When Gretchen first introduced me to this particular categorization, I knew without even taking the quiz that I was a Finisher. I may struggle with finding the motivation to take on a new project, but once I begin, I will always see it through to the end. I get a thrill from marking items off of my to-do list, or completing the final page of a book, or scraping the last dredges of yogurt from the cup.
For me, the dawn of each new day—with its docket of starts and beginnings—can feel daunting, but I sleep peacefully each night knowing that the day is complete. Where others dwell in the world of possibility and openings, I take much greater satisfaction from cozying up with reflections on the past and all that is finished.
There are advantages to my Finisher mindset: it fuels me with the grit and gumption to complete difficult tasks, and I rarely second guess my ability to see something through to the end. But being a Finisher has its drawbacks, too. I’ve been known to rush through a chore or book or activity, failing to embrace the process for the sake of checking an item off my to-do list. I race to the finish line of each day, not stopping to recalibrate or reflect on the people or values I may be trampling along the way.
My Finisher tendency is accompanied by carelessness, often resulting in messy outcomes that my inner perfectionist can not abide. For me, to be a Finisher is to spend quite a bit of time redoing, revisiting, and revising—and rethinking my prioritization of completion over a job well done.

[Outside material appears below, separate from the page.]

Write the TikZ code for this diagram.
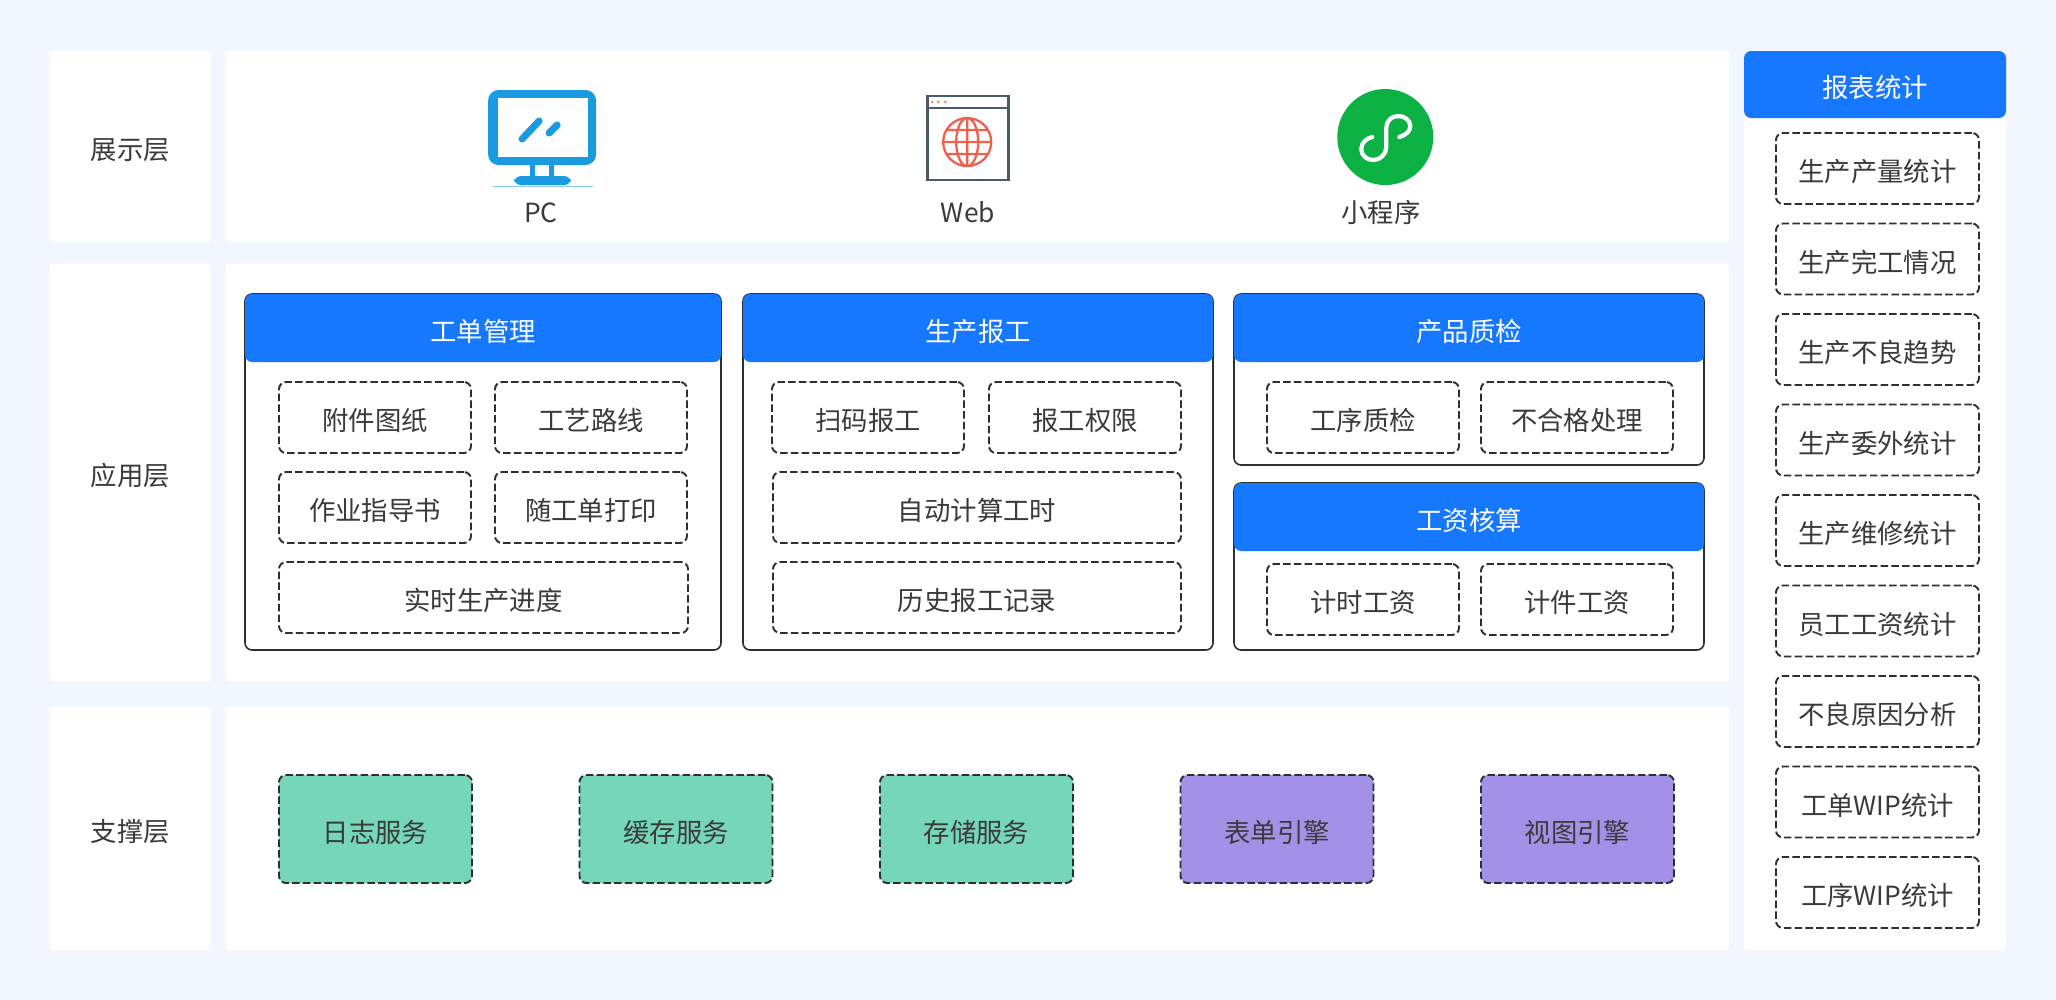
\documentclass[tikz,border=0pt]{standalone}
\usepackage{fontspec}
\setmainfont{Noto Sans CJK SC}
\usepackage{tikz}
\usetikzlibrary{positioning}
\definecolor{pagebg}{HTML}{F2F6FF}
\definecolor{headblue}{HTML}{1677FF}
\definecolor{textgray}{HTML}{3A3A3A}
\definecolor{framegray}{HTML}{2B2F36}
\definecolor{svcgreen}{HTML}{75D6B8}
\definecolor{svcpurple}{HTML}{A391E8}
\definecolor{pcblue}{HTML}{1A9BE0}
\definecolor{webgray}{HTML}{4A5A68}
\definecolor{webred}{HTML}{F0604F}
\definecolor{miniGreen}{HTML}{0CB144}

\begin{document}
\begin{tikzpicture}[
  every node/.style={font=\fontsize{15}{18}\selectfont, text=textgray, inner sep=0pt, outer sep=0pt,
                     text height=15.2pt, text depth=0pt},
  panel/.style={rectangle, fill=white, rounded corners=1pt, minimum width=3.22cm},
  group/.style={rectangle, rounded corners=4pt, draw=framegray, line width=0.9pt, fill=white},
  head/.style={rectangle, rounded corners=4pt, fill=headblue, text=white, minimum height=1.36cm},
  item/.style={rectangle, rounded corners=4pt, draw=framegray, line width=1.1pt,
               dash pattern=on 0.15cm off 0.065cm, minimum width=3.84cm, minimum height=1.42cm},
  wide/.style={item, minimum width=8.16cm},
  stat/.style={item, minimum width=4.06cm},
  green/.style={item, fill=svcgreen, minimum width=3.86cm, minimum height=2.16cm},
  purple/.style={item, fill=svcpurple, minimum width=3.86cm, minimum height=2.16cm},
]
\fill[pagebg] (0,0) rectangle (41.12,-20);

% Layers
\node[panel, minimum height=3.82cm, anchor=north west] (showlabel) at (1.0,-1.02) {展示层};
\node[panel, minimum height=3.82cm, minimum width=30.06cm, right=0.3cm of showlabel] (showmain) {};
\node[panel, minimum height=8.34cm, below=0.44cm of showlabel] (applabel) {应用层};
\node[panel, minimum height=8.34cm, minimum width=30.06cm, right=0.3cm of applabel] (appmain) {};
\node[panel, minimum height=4.86cm, below=0.52cm of applabel] (baselabel) {支撑层};
\node[panel, minimum height=4.86cm, minimum width=30.06cm, right=0.3cm of baselabel] (basemain) {};
\node[panel, minimum height=17.98cm, minimum width=5.24cm, right=0.3cm of showmain.north east, anchor=north west] (statmain) {};

% Client icons
\begin{scope}[x=0.02cm, y=-0.02cm]
  % PC
  \fill[pcblue, rounded corners=6pt] (488,90) rectangle (596,165);
  \fill[white] (498,98) rectangle (588,157);
  \fill[pcblue] (530,165) rectangle (535,177) (549,165) rectangle (554,177);
  \fill[pcblue, rounded corners=4pt] (514,176) rectangle (571,185);
  \draw[pcblue!50, line width=0.4pt] (493,186) -- (593,186);
  \draw[pcblue, line width=4pt, line cap=round] (522,139) -- (539,121) (549,133) -- (557,125);
  % Web
  \draw[webgray, line width=1.6pt] (927,96) rectangle (1008,180) (927,108) -- (1008,108);
  \fill[webred!70] (932,102) circle (1.6) (938,102) circle (1.6) (945,102) circle (1.6);
  \draw[webred, line width=1.3pt] (967,142) circle [radius=24]
    (967,142) ellipse [x radius=11, y radius=24]
    (967,118) -- (967,166) (943,142) -- (991,142)
    (946.2,130) -- (987.8,130) (946.2,154) -- (987.8,154);
  % Mini program
  \fill[miniGreen] (1385,137) circle [radius=48];
  \draw[white, line width=2.4pt, line cap=round] (1399,137)
    .. controls (1406,135) and (1410,131) .. (1410,126)
    .. controls (1410,120) and (1404,116) .. (1398,116)
    .. controls (1391,116) and (1386,121) .. (1386,128)
    -- (1386,147)
    .. controls (1386,154) and (1380,160) .. (1373,160)
    .. controls (1366,160) and (1361,155) .. (1361,149)
    .. controls (1361,143) and (1366,138) .. (1372,137);
\end{scope}
\node (pclabel) at (10.82,-4.174) {PC};
\node (weblabel) at (19.36,-4.174) {Web};
\node (minilabel) at (27.62,-4.174) {小程序};

% Work orders
\node[group, minimum width=9.52cm, minimum height=7.12cm, below right=0.6cm and 0.38cm of appmain.north west, anchor=north west] (ordergroup) {};
\node[head, minimum width=9.52cm, below=0pt of ordergroup.north] (orderhead) {工单管理};
\node[item, below right=0.4cm and 0.68cm of orderhead.south west, anchor=north west] (drawing) {附件图纸};
\node[item, right=0.48cm of drawing] (route) {工艺路线};
\node[item, below=0.38cm of drawing] (guide) {作业指导书};
\node[item, right=0.48cm of guide] (ticket) {随工单打印};
\node[wide, below=0.38cm of guide.south west, anchor=north west, minimum width=8.18cm] (progress) {实时生产进度};

% Reporting
\node[group, minimum width=9.4cm, minimum height=7.12cm, right=0.44cm of ordergroup] (reportgroup) {};
\node[head, minimum width=9.4cm, below=0pt of reportgroup.north] (reporthead) {生产报工};
\node[item, below right=0.4cm and 0.58cm of reporthead.south west, anchor=north west] (scan) {扫码报工};
\node[item, right=0.5cm of scan] (rights) {报工权限};
\node[wide, below=0.38cm of scan.south -| rights.east, anchor=north east] (hours) {自动计算工时};
\node[wide, below=0.38cm of hours] (history) {历史报工记录};

% Quality
\node[group, minimum width=9.4cm, minimum height=3.42cm, right=0.42cm of reportgroup.north east, anchor=north west] (qualitygroup) {};
\node[head, minimum width=9.4cm, below=0pt of qualitygroup.north] (qualityhead) {产品质检};
\node[item, below right=0.4cm and 0.66cm of qualityhead.south west, anchor=north west] (process) {工序质检};
\node[item, right=0.44cm of process] (reject) {不合格处理};

% Wages
\node[group, minimum width=9.4cm, minimum height=3.34cm, below=0.36cm of qualitygroup] (wagegroup) {};
\node[head, minimum width=9.4cm, below=0pt of wagegroup.north] (wagehead) {工资核算};
\node[item, below right=0.26cm and 0.66cm of wagehead.south west, anchor=north west] (timewage) {计时工资};
\node[item, right=0.44cm of timewage] (piecewage) {计件工资};

% Support services
\node[green, below right=1.36cm and 1.06cm of basemain.north west, anchor=north west] (logsvc) {日志服务};
\node[green, right=2.15cm of logsvc] (cachesvc) {缓存服务};
\node[green, right=2.15cm of cachesvc] (storesvc) {存储服务};
\node[purple, right=2.15cm of storesvc] (formsvc) {表单引擎};
\node[purple, right=2.15cm of formsvc] (viewsvc) {视图引擎};

% Statistics
\node[head, minimum width=5.24cm, minimum height=1.34cm, below=0pt of statmain.north] (stathead) {报表统计};
\node[stat, below=0.3cm of stathead, xshift=0.05cm] (stat1) {生产产量统计};
\node[stat, below=0.39cm of stat1] (stat2) {生产完工情况};
\node[stat, below=0.39cm of stat2] (stat3) {生产不良趋势};
\node[stat, below=0.39cm of stat3] (stat4) {生产委外统计};
\node[stat, below=0.39cm of stat4] (stat5) {生产维修统计};
\node[stat, below=0.39cm of stat5] (stat6) {员工工资统计};
\node[stat, below=0.39cm of stat6] (stat7) {不良原因分析};
\node[stat, below=0.39cm of stat7] (stat8) {工单WIP统计};
\node[stat, below=0.39cm of stat8] (stat9) {工序WIP统计};
\end{tikzpicture}
\end{document}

In recent months, I’ve begun to see how aspects of being a Finisher are not just inconvenient or annoying, but can actually be sinful. Finishing is my way of achieving a semblance of agency within my life—understandable given the unpredictability in our current chaotic culture and in my own topsy-turvy household, but still a reflection of my own pride and my failure to place my trust in the Lord. When I focus on tasks over everything else, I grow impatient and anxious as I lay claim to work that isn’t necessarily mine to do.
My monthly verses in February and March both served as reminders to trust the Lord completely, relying on His guidance and provision. While I still have a lifetime of work cut out for me in the realm of relinquishing control, these verses have succeeded in raising my awareness of how little I trust God’s ability and desire to lead me through each day. This April, I am continuing the theme of trust-building with a passage from Proverbs 16 (which I’m memorizing, once again, in The Passion translation).
This wisdom from Solomon prompts me to slow down, to hold outcomes loosely, and to seek God’s leading before I even begin a task, let alone finish it. These verses are also a reminder to shift my perspective from my goal of getting things done to God’s goal of working in me and through me to accomplish His infinitely grander purposes.
Accomplishing tasks that I set out to do is not in itself a sin. We are created for work, and there is value (both spiritual and practical) in seeing things through to the end. But when I prioritize finishing, I bypass spiritual fruits of peace, patience, and goodness that come from taking time with my tasks. I also miss out on opportunities to commune with the Lord that come when I invite Him into the details of my day-to-day life.
I have benefitted from Sarah Young’s words on the topic of trusting God in the areas of planning and box-checking. Taking on the voice of Jesus, she writes, “You will not find My peace by engaging in excessive planning: attempting to control what will happen to you in the future.” Instead, “When something comes to your attention, ask Me whether or not it is part of today’s agenda. If it isn’t, release it into My care and go on about today’s duties. When you follow this practice, there will be a beautiful simplicity about your life: a time for everything, and everything in its time.”